Task instructions:
Copy each line in the data that includes the word "this".

(Records contained in a dataset)
^^^^^^^^

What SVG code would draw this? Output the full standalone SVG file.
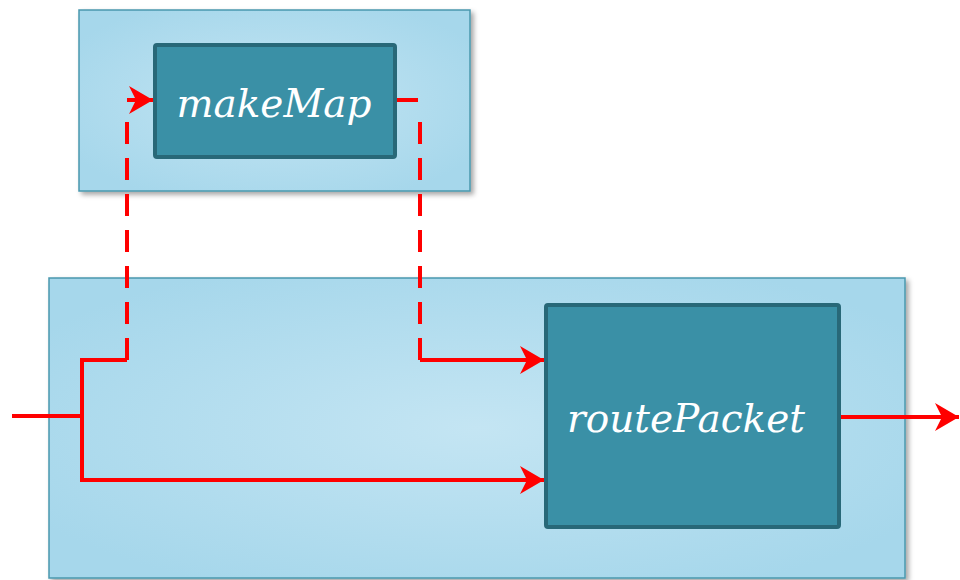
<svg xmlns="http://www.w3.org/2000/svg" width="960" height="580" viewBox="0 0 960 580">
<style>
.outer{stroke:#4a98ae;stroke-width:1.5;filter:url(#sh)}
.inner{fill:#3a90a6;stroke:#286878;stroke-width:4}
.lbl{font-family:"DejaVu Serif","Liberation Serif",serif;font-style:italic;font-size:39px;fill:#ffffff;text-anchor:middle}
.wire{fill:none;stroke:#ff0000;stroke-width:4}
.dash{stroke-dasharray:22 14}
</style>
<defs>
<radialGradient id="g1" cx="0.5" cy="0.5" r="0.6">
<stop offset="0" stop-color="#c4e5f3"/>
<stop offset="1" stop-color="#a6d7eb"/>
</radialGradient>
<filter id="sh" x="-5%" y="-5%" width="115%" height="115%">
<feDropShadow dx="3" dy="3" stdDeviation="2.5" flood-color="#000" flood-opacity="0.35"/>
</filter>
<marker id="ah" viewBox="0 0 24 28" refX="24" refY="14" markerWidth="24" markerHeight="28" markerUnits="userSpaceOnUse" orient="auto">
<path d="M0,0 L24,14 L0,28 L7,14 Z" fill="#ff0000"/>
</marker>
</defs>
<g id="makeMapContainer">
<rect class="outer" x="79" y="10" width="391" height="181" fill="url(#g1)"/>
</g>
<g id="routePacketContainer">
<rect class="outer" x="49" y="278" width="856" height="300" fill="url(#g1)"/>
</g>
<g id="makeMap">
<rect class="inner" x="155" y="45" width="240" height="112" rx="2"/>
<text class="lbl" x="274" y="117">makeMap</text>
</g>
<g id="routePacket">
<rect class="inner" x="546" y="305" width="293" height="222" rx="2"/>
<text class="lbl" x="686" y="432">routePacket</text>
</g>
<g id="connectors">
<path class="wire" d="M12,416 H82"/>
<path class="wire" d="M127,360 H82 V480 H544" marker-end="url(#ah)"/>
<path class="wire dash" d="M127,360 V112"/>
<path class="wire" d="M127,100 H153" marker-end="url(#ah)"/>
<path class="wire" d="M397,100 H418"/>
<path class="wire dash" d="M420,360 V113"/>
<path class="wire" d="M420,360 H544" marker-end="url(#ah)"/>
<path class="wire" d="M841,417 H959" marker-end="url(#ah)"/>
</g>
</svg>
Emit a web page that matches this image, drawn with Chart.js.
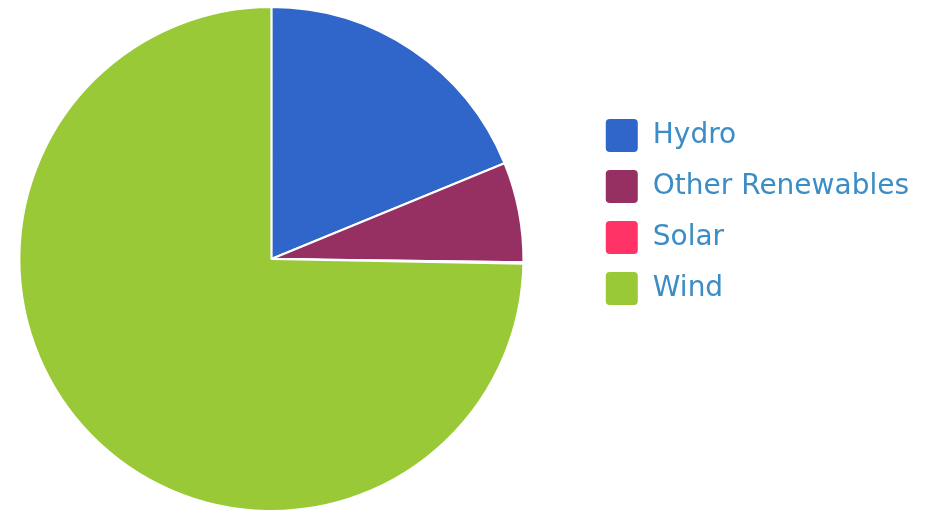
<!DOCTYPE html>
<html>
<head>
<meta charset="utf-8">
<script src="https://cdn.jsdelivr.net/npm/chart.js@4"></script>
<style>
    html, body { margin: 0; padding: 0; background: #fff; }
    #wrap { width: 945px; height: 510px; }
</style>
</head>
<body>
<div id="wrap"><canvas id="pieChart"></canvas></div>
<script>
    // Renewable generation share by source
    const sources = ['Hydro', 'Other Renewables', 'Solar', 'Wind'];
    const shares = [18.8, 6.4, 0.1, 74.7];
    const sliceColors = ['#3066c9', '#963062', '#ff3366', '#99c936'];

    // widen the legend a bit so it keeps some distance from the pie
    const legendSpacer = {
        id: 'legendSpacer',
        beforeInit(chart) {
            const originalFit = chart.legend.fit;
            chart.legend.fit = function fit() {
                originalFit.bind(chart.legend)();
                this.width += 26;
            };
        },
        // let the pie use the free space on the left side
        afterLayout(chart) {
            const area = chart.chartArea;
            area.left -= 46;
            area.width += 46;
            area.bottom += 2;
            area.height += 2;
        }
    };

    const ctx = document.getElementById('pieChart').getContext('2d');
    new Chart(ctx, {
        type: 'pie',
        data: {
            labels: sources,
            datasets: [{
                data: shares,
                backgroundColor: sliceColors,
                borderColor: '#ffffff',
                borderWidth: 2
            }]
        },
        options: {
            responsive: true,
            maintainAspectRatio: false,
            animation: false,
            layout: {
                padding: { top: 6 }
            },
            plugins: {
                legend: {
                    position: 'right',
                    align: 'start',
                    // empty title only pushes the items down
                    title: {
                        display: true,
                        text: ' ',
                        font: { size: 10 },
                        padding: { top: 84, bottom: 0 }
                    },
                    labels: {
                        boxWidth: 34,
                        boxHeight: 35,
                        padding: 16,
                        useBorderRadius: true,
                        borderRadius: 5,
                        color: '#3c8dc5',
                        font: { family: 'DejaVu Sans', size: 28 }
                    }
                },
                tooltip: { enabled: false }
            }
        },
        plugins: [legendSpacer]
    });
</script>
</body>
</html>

^^^^^^^^

Written solution:
What SVG code would draw this? Output the full standalone SVG file.
Emit a web page that matches this image, drawn with Chart.js.
                this.width += 26;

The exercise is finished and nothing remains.